EXERCISE: Extract each line of the data and write it out again exactly.

RECORDED INFORMATION:
>> start

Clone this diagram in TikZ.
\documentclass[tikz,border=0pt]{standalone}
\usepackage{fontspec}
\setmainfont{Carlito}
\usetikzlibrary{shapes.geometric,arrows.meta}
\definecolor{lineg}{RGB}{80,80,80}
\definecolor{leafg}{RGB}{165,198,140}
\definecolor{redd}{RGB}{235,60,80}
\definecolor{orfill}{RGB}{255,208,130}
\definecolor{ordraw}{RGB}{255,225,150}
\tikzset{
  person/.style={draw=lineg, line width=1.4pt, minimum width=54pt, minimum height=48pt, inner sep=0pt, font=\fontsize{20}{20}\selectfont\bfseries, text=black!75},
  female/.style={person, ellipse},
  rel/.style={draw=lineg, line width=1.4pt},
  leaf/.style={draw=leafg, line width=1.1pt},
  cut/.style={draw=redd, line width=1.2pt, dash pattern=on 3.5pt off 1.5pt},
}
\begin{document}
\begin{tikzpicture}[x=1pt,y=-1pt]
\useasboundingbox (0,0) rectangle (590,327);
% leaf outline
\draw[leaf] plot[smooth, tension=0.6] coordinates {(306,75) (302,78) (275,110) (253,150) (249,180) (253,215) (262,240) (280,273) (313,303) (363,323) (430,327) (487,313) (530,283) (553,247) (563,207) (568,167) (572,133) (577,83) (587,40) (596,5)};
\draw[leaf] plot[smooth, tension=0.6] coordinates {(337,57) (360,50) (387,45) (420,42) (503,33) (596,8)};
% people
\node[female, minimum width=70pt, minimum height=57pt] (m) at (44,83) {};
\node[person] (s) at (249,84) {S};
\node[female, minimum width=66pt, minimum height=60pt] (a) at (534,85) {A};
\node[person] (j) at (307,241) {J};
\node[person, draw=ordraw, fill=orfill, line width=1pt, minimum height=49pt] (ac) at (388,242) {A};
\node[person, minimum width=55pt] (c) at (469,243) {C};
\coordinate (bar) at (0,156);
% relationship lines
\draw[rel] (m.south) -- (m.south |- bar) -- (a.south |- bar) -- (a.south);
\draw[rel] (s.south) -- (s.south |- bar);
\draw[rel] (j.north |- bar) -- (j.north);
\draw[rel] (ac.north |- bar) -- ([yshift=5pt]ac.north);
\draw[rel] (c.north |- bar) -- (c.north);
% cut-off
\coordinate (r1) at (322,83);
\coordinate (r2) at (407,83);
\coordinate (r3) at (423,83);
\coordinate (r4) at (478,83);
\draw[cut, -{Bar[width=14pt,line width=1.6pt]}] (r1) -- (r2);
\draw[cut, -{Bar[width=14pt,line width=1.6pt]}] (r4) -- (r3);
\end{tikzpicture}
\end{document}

>> end

THE OUTPUT:
Clone this diagram in TikZ.
\documentclass[tikz,border=0pt]{standalone}
\usepackage{fontspec}
\setmainfont{Carlito}
\usetikzlibrary{shapes.geometric,arrows.meta}
\definecolor{lineg}{RGB}{80,80,80}
\definecolor{leafg}{RGB}{165,198,140}
\definecolor{redd}{RGB}{235,60,80}
\definecolor{orfill}{RGB}{255,208,130}
\definecolor{ordraw}{RGB}{255,225,150}
\tikzset{
  person/.style={draw=lineg, line width=1.4pt, minimum width=54pt, minimum height=48pt, inner sep=0pt, font=\fontsize{20}{20}\selectfont\bfseries, text=black!75},
  female/.style={person, ellipse},
  rel/.style={draw=lineg, line width=1.4pt},
  leaf/.style={draw=leafg, line width=1.1pt},
  cut/.style={draw=redd, line width=1.2pt, dash pattern=on 3.5pt off 1.5pt},
}
\begin{document}
\begin{tikzpicture}[x=1pt,y=-1pt]
\useasboundingbox (0,0) rectangle (590,327);
% leaf outline
\draw[leaf] plot[smooth, tension=0.6] coordinates {(306,75) (302,78) (275,110) (253,150) (249,180) (253,215) (262,240) (280,273) (313,303) (363,323) (430,327) (487,313) (530,283) (553,247) (563,207) (568,167) (572,133) (577,83) (587,40) (596,5)};
\draw[leaf] plot[smooth, tension=0.6] coordinates {(337,57) (360,50) (387,45) (420,42) (503,33) (596,8)};
% people
\node[female, minimum width=70pt, minimum height=57pt] (m) at (44,83) {};
\node[person] (s) at (249,84) {S};
\node[female, minimum width=66pt, minimum height=60pt] (a) at (534,85) {A};
\node[person] (j) at (307,241) {J};
\node[person, draw=ordraw, fill=orfill, line width=1pt, minimum height=49pt] (ac) at (388,242) {A};
\node[person, minimum width=55pt] (c) at (469,243) {C};
\coordinate (bar) at (0,156);
% relationship lines
\draw[rel] (m.south) -- (m.south |- bar) -- (a.south |- bar) -- (a.south);
\draw[rel] (s.south) -- (s.south |- bar);
\draw[rel] (j.north |- bar) -- (j.north);
\draw[rel] (ac.north |- bar) -- ([yshift=5pt]ac.north);
\draw[rel] (c.north |- bar) -- (c.north);
% cut-off
\coordinate (r1) at (322,83);
\coordinate (r2) at (407,83);
\coordinate (r3) at (423,83);
\coordinate (r4) at (478,83);
\draw[cut, -{Bar[width=14pt,line width=1.6pt]}] (r1) -- (r2);
\draw[cut, -{Bar[width=14pt,line width=1.6pt]}] (r4) -- (r3);
\end{tikzpicture}
\end{document}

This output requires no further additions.